A proposta de classificação de municípios de baixa densidade partiu da Associação Nacional de Municípios Portugueses (ANMP). “Defendi o mapa da baixa densidade três ou quatro anos seguidos até conseguirmos ter a aprovação de 90% dos municípios, o que foi muito difícil”, conta o presidente da Câmara do Fundão, Paulo Fernandes. “Se nós, municípios, conseguimos convergir em algo que nos diferencia, como é que ainda não houve consenso na Assembleia da República?”

A ideia foi acolhida pelo Governo anterior.

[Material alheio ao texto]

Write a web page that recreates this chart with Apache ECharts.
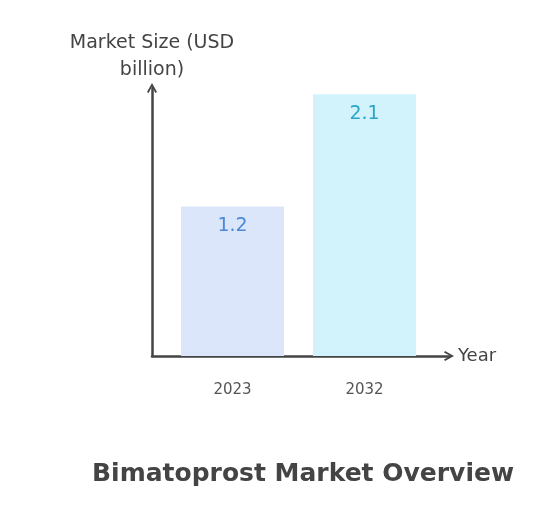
<!DOCTYPE html>
<html>
<head>
<meta charset="utf-8">
<script src="https://cdn.jsdelivr.net/npm/echarts@6/dist/echarts.min.js"></script>
<style>html,body{margin:0;padding:0;background:#fff}#c{width:537px;height:518px}</style>
</head>
<body>
<div id="c"></div>
<script>
const years = ['2023', '2032'];
const marketSize = [1.2, 2.1];
const barColors = ['#dce6fb', '#d2f3fc'];
const labelColors = ['#4a88d8', '#2aa5c9'];
const titleText = 'Bimatoprost Market Overview';
const yName = 'Market Size (USD\nbillion)';
const xName = 'Year';

const FONT = 'DejaVu Sans';
const chevron = 'path://M0,9 L5,0 L10,9 L8.4,10 L5,3.6 L1.6,10 Z';
const chart = echarts.init(document.getElementById('c'), null, {renderer: 'canvas'});
const yMax = 2.15;
chart.setOption({
  animation: false,
  backgroundColor: '#ffffff',
  title: {
    text: titleText, left: 298, top: 457, textAlign: 'center',
    textStyle: {fontFamily: FONT, fontWeight: 'bold', fontSize: 25, color: '#444'}
  },
  grid: [
    {left: 152, top: 88, width: 297, height: 268},
    {left: 166.5, top: 88, width: 264, height: 268}
  ],
  xAxis: [
    {gridIndex: 0, type: 'value', min: 0, max: 1,
     axisLine: {show: true, symbol: ['none', chevron], symbolSize: [16, 10], lineStyle: {color: '#444', width: 2.5}},
     axisTick: {show: false}, axisLabel: {show: false}, splitLine: {show: false},
     name: xName, nameLocation: 'end', nameGap: 9,
     nameTextStyle: {fontFamily: FONT, fontSize: 18, color: '#444', verticalAlign: 'middle'}},
    {gridIndex: 1, type: 'category', data: years,
     axisLine: {show: false}, axisTick: {show: false},
     axisLabel: {margin: 27, fontFamily: FONT, fontSize: 15, color: '#555'}}
  ],
  yAxis: [
    {gridIndex: 0, type: 'value', min: 0, max: yMax,
     axisLine: {show: true, symbol: ['none', chevron], symbolSize: [16, 10], lineStyle: {color: '#444', width: 2.5}},
     axisTick: {show: false}, axisLabel: {show: false}, splitLine: {show: false},
     name: yName, nameLocation: 'end', nameGap: 4,
     nameTextStyle: {fontFamily: FONT, fontSize: 19, color: '#444', align: 'center', lineHeight: 27}},
    {gridIndex: 1, type: 'value', min: 0, max: yMax, show: false}
  ],
  series: [{
    type: 'bar', xAxisIndex: 1, yAxisIndex: 1, barWidth: 103,
    data: marketSize.map((v, i) => ({
      value: v,
      itemStyle: {color: barColors[i]},
      label: {color: labelColors[i]}
    })),
    label: {show: true, position: 'insideTop', distance: 10, fontFamily: FONT, fontSize: 19}
  }]
});
</script>
</body>
</html>
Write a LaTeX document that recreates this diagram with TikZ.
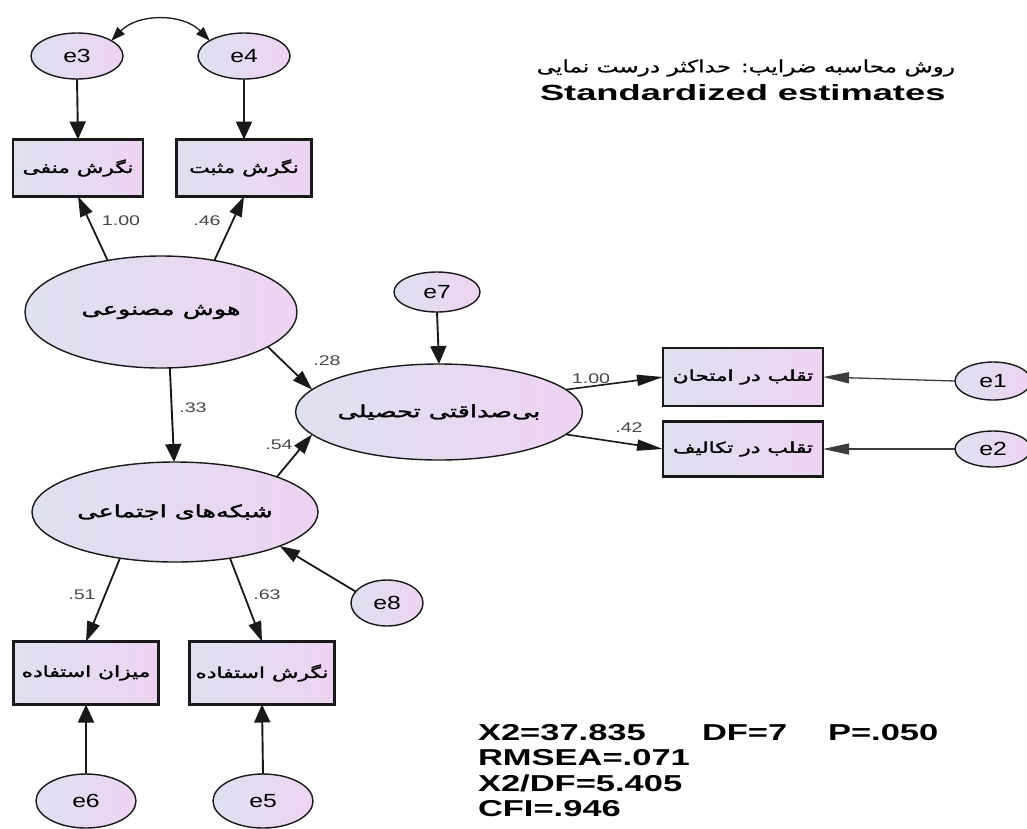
\documentclass[tikz,border=0pt]{standalone}
\usepackage{fontspec}
\TeXXeTstate=1
\setmainfont{Liberation Sans}
\newfontfamily\fa[Script=Arabic,FakeBold=1.6]{DejaVu Sans}
\newfontfamily\fatitle[Script=Arabic,FakeBold=0.6]{DejaVu Sans}
\usetikzlibrary{shapes.geometric,arrows.meta}
\definecolor{cL}{RGB}{222,224,240}
\definecolor{cR}{RGB}{238,212,242}
\definecolor{ink}{RGB}{25,25,25}
\newcommand\sx[2]{\scalebox{#1}[1]{#2}}
\newcommand\fat[1]{{\fa\fontsize{15}{15}\selectfont\sx{1.45}{\beginR #1\endR}}}
\newcommand\fal[1]{{\fa\fontsize{17}{17}\selectfont\sx{1.5}{\beginR #1\endR}}}
\newcommand\el[1]{{\fontsize{19}{19}\selectfont\sx{1.3}{#1}}}
\tikzset{
  every node/.style={inner sep=0pt, outer sep=0pt},
  shd/.style={left color=cL, right color=cR},
  lat/.style={ellipse, draw=ink, line width=1.4pt, shd},
  obs/.style={rectangle, draw=ink, line width=2.4pt, shd},
  arrv/.style={draw=ink, line width=1.9pt, -{Triangle[length=18pt,width=16pt]}},
  arrd/.style={draw=ink, line width=1.8pt, -{Triangle[length=20pt,width=13pt]}},
  arrh/.style={draw=ink!85, line width=1.3pt, -{Triangle[length=26pt,width=11pt]}},
  cov/.style={draw=ink, line width=1.3pt, {Triangle[length=14pt,width=10pt]}-{Triangle[length=14pt,width=10pt]}},
  lbl/.style={font=\fontsize{14}{14}\selectfont, text=ink!80},
  stat/.style={font=\fontsize{23}{23}\selectfont\bfseries, anchor=west},
}
\begin{document}
\begin{tikzpicture}[x=1pt,y=-1pt]
\useasboundingbox (0,0) rectangle (1027,828);
\fill[white] (0,0) rectangle (1027,828);
% error terms top
\node[lat, minimum width=92pt, minimum height=46pt] (e3) at (77,56) {\el{e3}};
\node[lat, minimum width=92pt, minimum height=46pt] (e4) at (244,56) {\el{e4}};
% indicators top
\node[obs, minimum width=130pt, minimum height=57pt] (neg) at (78,168) {\fat{نگرش منفی}};
\node[obs, minimum width=135pt, minimum height=57pt] (pos) at (244,168) {\fat{نگرش مثبت}};
% latent variables
\node[lat, minimum width=272pt, minimum height=112pt] (hosh) at (161,312) {\fal{هوش مصنوعی}};
\node[lat, minimum width=286pt, minimum height=100pt] (shab) at (175,512) {\fal{شبکه^^^^200cهای اجتماعی}};
\node[lat, minimum width=248pt, minimum height=96pt] (bis) at (439,412) {\fal{بی^^^^200cصداقتی تحصیلی}};
\node[lat, minimum width=86pt, minimum height=40pt] (e7) at (437,292) {\el{e7}};
% right indicators
\node[obs, minimum width=160pt, minimum height=58pt] (tq1) at (743,377) {\fat{تقلب در امتحان}};
\node[obs, minimum width=160pt, minimum height=55pt] (tq2) at (743,449) {\fat{تقلب در تکالیف}};
\node[lat, minimum width=76pt, minimum height=38pt] (e1) at (993,381) {\el{e1}};
\node[lat, minimum width=76pt, minimum height=36pt] (e2) at (993,449) {\el{e2}};
% bottom
\node[lat, minimum width=72pt, minimum height=46pt] (e8) at (387,603) {\el{e8}};
\node[obs, minimum width=145pt, minimum height=63pt] (mz) at (86,673) {\fat{میزان استفاده}};
\node[obs, minimum width=145pt, minimum height=63pt] (ng) at (262,673) {\fat{نگرش استفاده}};
\node[lat, minimum width=100pt, minimum height=54pt] (e6) at (86,801) {\el{e6}};
\node[lat, minimum width=100pt, minimum height=54pt] (e5) at (263,801) {\el{e5}};
% connectors
\draw[cov] (e3.24) to[bend left=46] (e4.156);
\draw[arrv] (e3.south) -- (neg.north);
\draw[arrv] (e4.south) -- (pos.north);
\draw[arrd] (hosh.136) -- (neg.south);
\draw[arrd] (hosh.44) -- (pos.south);
\draw[arrv] (hosh.-81) -- (shab.91);
\draw[arrd] (hosh.-18) -- (bis.170);
\draw[arrd] (shab.19) -- (bis.-170);
\draw[arrv] (e7.south) -- (bis.north);
\draw[arrh, draw=ink, line width=1.6pt] (bis.10) -- (tq1.west);
\draw[arrh, draw=ink, line width=1.6pt] (bis.-10) -- (tq2.west);
\draw[arrh] (e1.west) -- (tq1.east);
\draw[arrh] (e2.west) -- (tq2.east);
\draw[arrd] (shab.-140) -- (mz.north);
\draw[arrd] (shab.-40) -- (ng.north);
\draw[arrd] (e8.160) -- (shab.-18);
\draw[arrv] (e6.north) -- (mz.south);
\draw[arrv] (e5.north) -- (ng.south);
% path labels
\node[lbl] (l1) at (121,221) {\sx{1.4}{1.00}};
\node[lbl] (l2) at (207,221) {\sx{1.4}{.46}};
\node[lbl] (l3) at (193,408) {\sx{1.4}{.33}};
\node[lbl] (l4) at (327,361) {\sx{1.4}{.28}};
\node[lbl] (l5) at (279,445) {\sx{1.4}{.54}};
\node[lbl] (l6) at (591,379) {\sx{1.4}{1.00}};
\node[lbl] (l7) at (629,428) {\sx{1.4}{.42}};
\node[lbl] (l8) at (82,595) {\sx{1.4}{.51}};
\node[lbl] (l9) at (267,595) {\sx{1.4}{.63}};
% titles
\node[anchor=east] (t1) at (955,68) {\fatitle\fontsize{17}{17}\selectfont\sx{1.36}{\beginR روش محاسبه ضرایب: حداکثر درست نمایی\endR}};
\node[anchor=west] (t2) at (540,93) {\fontsize{22}{22}\selectfont\bfseries\sx{1.65}{Standardized estimates}};
% fit statistics
\node[stat] (s1) at (478,733) {\sx{1.5}{X2=37.835}};
\node[stat] (s2) at (702,733) {\sx{1.5}{DF=7}};
\node[stat] (s3) at (828,733) {\sx{1.5}{P=.050}};
\node[stat] (s4) at (478,758) {\sx{1.5}{RMSEA=.071}};
\node[stat] (s5) at (478,783) {\sx{1.5}{X2/DF=5.405}};
\node[stat] (s6) at (478,809) {\sx{1.5}{CFI=.946}};
\end{tikzpicture}
\end{document}
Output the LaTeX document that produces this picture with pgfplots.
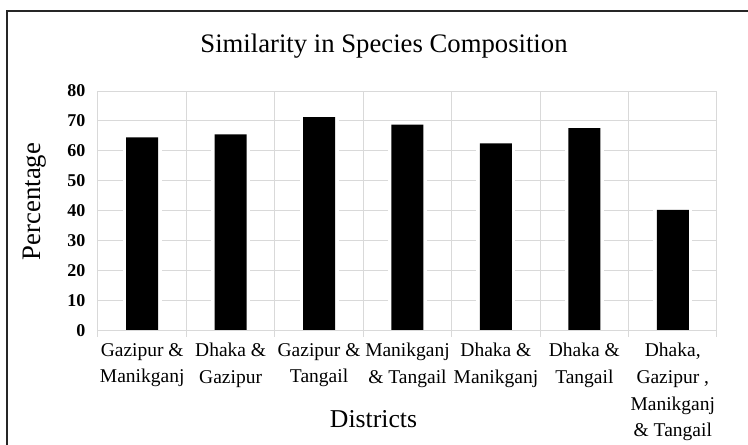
\documentclass[border=0pt]{standalone}
\usepackage{pgfplots}
\pgfplotsset{compat=1.18}
\usepackage{fontspec}
\setmainfont{Liberation Serif}
\definecolor{gridc}{HTML}{D9D9D9}
\begin{document}
\begin{tikzpicture}[x=1pt,y=1pt]
\useasboundingbox (0,0) rectangle (748,445);
\draw[line width=2pt, black!85] (7,-20) -- (7,434) -- (770,434);
\begin{axis}[
  at={(98pt,114.3pt)}, anchor=south west,
  scale only axis, width=619pt, height=239.7pt,
  xmin=0, xmax=7, ymin=0, ymax=80,
  ytick={0,10,...,80},
  xtick={0.5,1.5,...,6.5},
  xticklabels={{Gazipur \&\\Manikganj},{Dhaka \&\\Gazipur},{Gazipur \&\\Tangail},{Manikganj\\\& Tangail},{Dhaka \&\\Manikganj},{Dhaka \&\\Tangail},{Dhaka,\\Gazipur ,\\Manikganj\\\& Tangail}},
  minor xtick={0,1,...,7},
  xminorgrids, ymajorgrids,
  grid style={gridc, line width=1pt},
  minor grid style={gridc, line width=1pt},
  axis line style={draw=none},
  tick pos=left,
  major tick length=0pt,
  minor tick length=6pt,
  tick align=outside,
  minor tick style={gridc, line width=1pt},
  /pgf/number format/assume math mode=true,
  yticklabel style={font=\fontsize{18}{18}\bfseries, xshift=-9pt},
  xticklabel style={font=\fontsize{19.5}{26.7}\selectfont, align=center, anchor=north, yshift=-9pt},
  ybar, bar width=32pt,
]
\addplot[fill=black, draw=none, preaction={draw=white, line width=7pt}] coordinates {
  (0.5,64.5) (1.5,65.5) (2.5,71.3) (3.5,68.8) (4.5,62.5) (5.5,67.6) (6.5,40.3)
};
\draw[gridc, line width=1pt] (axis cs:0,0) -- (axis cs:7,0);
\end{axis}
\node[anchor=base, font=\fontsize{26.7}{30}\selectfont] at (384,392) {Similarity in Species Composition};
\node[anchor=base, font=\fontsize{25.7}{30}\selectfont] at (373.5,17.7) {Districts};
\node[anchor=base, rotate=90, font=\fontsize{26.7}{30}\selectfont] at (41,243.5) {Percentage};
\end{tikzpicture}
\end{document}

Foram identificados 164 municípios como territórios de baixa densidade – “baixos níveis de rendimento, empreendedorismo e inovação, fraca densidade populacional, valores acentuados de emigração e de envelhecimento, poucos serviços, escassa oferta de emprego”. E o mapa entrou em linha de conta nos diversos Planos Operacionais do Programa 2020.

Já em Julho deste ano, o PSD propôs a criação de um estatuto para estes territórios, que previa diferenciação positiva de ordem fiscal, investimento, acesso a serviços públicos. Várias entidades foram ouvidas. Houve debate. A 15 de Outubro, a proposta baixou à Comissão de Ambiente, Ordenamento do Território, Descentralização, Poder Local e Habitação, sem votação, por 90 dias.

“Acho que não se justifica e que não é bom”, declara Helena Freitas. Há diferenciação positiva na gestão dos fundos comunitários. No Plano Nacional de Coesão Territorial, que é interministerial, há várias medidas de política pública pensadas para reforçar esses territórios, inverter o declínio demográfico, atrair investimento, produzir riqueza. Há um debate “a acontecer de norte a sul”. A unidade de missão está “a trabalhar na Agenda do Interior, que há-de ser apresentada em Março”. E essa conterá uma estratégia de longo prazo virada para “o envelhecimento de qualidade, a inovação da base económica, a cooperação transfronteiriça, a acessibilidade digital, a atractividade dos territórios, a valorização do património”.  

André Barata vive com um pé no litoral e outro no interior, tem a família em Lisboa, é professor na Universidade da Beira Interior. E julga que há “uma atitude assistencialista em relação ao interior”. “É como se houvesse o país-país, verdadeiramente activo, que é o litoral, e um outro país, relativamente ao qual se tem uma posição assistencialista, que é o interior”, lamenta.

“Não podemos olhar para o interior como um coitadinho”, adverte aquele investigador das áreas da Filosofia da Linguagem, da História das Ideias Políticas. “Temos de ter a assunção clara da justeza da discriminação positiva. Enquanto não se entender que o interior tem de ser um desígnio nacional, que não interessa apenas ao interior, que interessa ao país todo, estamos num beco sem saída.”